== Data lines ==
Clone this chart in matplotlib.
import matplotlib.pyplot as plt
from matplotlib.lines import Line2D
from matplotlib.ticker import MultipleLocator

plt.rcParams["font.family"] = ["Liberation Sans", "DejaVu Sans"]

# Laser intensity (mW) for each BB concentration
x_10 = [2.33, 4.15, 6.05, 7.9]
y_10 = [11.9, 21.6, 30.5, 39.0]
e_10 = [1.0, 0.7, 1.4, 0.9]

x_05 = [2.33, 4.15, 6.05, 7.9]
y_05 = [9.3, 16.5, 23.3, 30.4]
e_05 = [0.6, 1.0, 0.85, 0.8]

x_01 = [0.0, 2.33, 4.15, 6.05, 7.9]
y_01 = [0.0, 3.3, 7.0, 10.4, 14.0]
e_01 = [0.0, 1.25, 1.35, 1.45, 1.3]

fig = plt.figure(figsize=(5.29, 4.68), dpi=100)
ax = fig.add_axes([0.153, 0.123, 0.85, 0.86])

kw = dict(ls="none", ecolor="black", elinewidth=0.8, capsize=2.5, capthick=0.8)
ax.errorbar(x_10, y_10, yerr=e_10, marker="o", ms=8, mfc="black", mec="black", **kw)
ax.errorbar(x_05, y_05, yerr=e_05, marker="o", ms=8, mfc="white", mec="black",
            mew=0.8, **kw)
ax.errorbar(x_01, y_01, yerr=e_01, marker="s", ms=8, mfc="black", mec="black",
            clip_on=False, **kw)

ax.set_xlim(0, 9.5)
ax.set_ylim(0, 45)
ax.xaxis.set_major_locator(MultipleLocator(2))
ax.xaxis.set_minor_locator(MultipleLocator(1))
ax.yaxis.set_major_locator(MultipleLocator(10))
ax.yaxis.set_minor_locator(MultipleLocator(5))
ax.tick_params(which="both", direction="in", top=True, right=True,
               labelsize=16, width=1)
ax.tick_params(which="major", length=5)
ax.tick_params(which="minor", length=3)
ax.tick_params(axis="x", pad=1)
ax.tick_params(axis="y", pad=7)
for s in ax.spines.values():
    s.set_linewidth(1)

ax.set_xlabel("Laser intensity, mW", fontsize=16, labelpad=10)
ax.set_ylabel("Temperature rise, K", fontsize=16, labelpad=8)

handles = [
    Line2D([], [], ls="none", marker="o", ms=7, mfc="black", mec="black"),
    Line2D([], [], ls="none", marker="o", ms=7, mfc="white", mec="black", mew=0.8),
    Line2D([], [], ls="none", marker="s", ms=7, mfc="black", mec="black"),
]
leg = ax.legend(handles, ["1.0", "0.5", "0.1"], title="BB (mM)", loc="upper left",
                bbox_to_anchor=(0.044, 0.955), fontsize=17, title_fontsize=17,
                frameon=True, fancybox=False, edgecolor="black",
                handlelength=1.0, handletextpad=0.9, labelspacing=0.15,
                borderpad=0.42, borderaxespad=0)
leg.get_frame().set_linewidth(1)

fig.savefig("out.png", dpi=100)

== Description of the task ==
Using the data above, restate word for word the lines from its opening line through the line that contains "e_05 = [0.6, 1.0, 0.85, 0.8]", and no more.

== Answer in full ==
Clone this chart in matplotlib.
import matplotlib.pyplot as plt
from matplotlib.lines import Line2D
from matplotlib.ticker import MultipleLocator

plt.rcParams["font.family"] = ["Liberation Sans", "DejaVu Sans"]

# Laser intensity (mW) for each BB concentration
x_10 = [2.33, 4.15, 6.05, 7.9]
y_10 = [11.9, 21.6, 30.5, 39.0]
e_10 = [1.0, 0.7, 1.4, 0.9]

x_05 = [2.33, 4.15, 6.05, 7.9]
y_05 = [9.3, 16.5, 23.3, 30.4]
e_05 = [0.6, 1.0, 0.85, 0.8]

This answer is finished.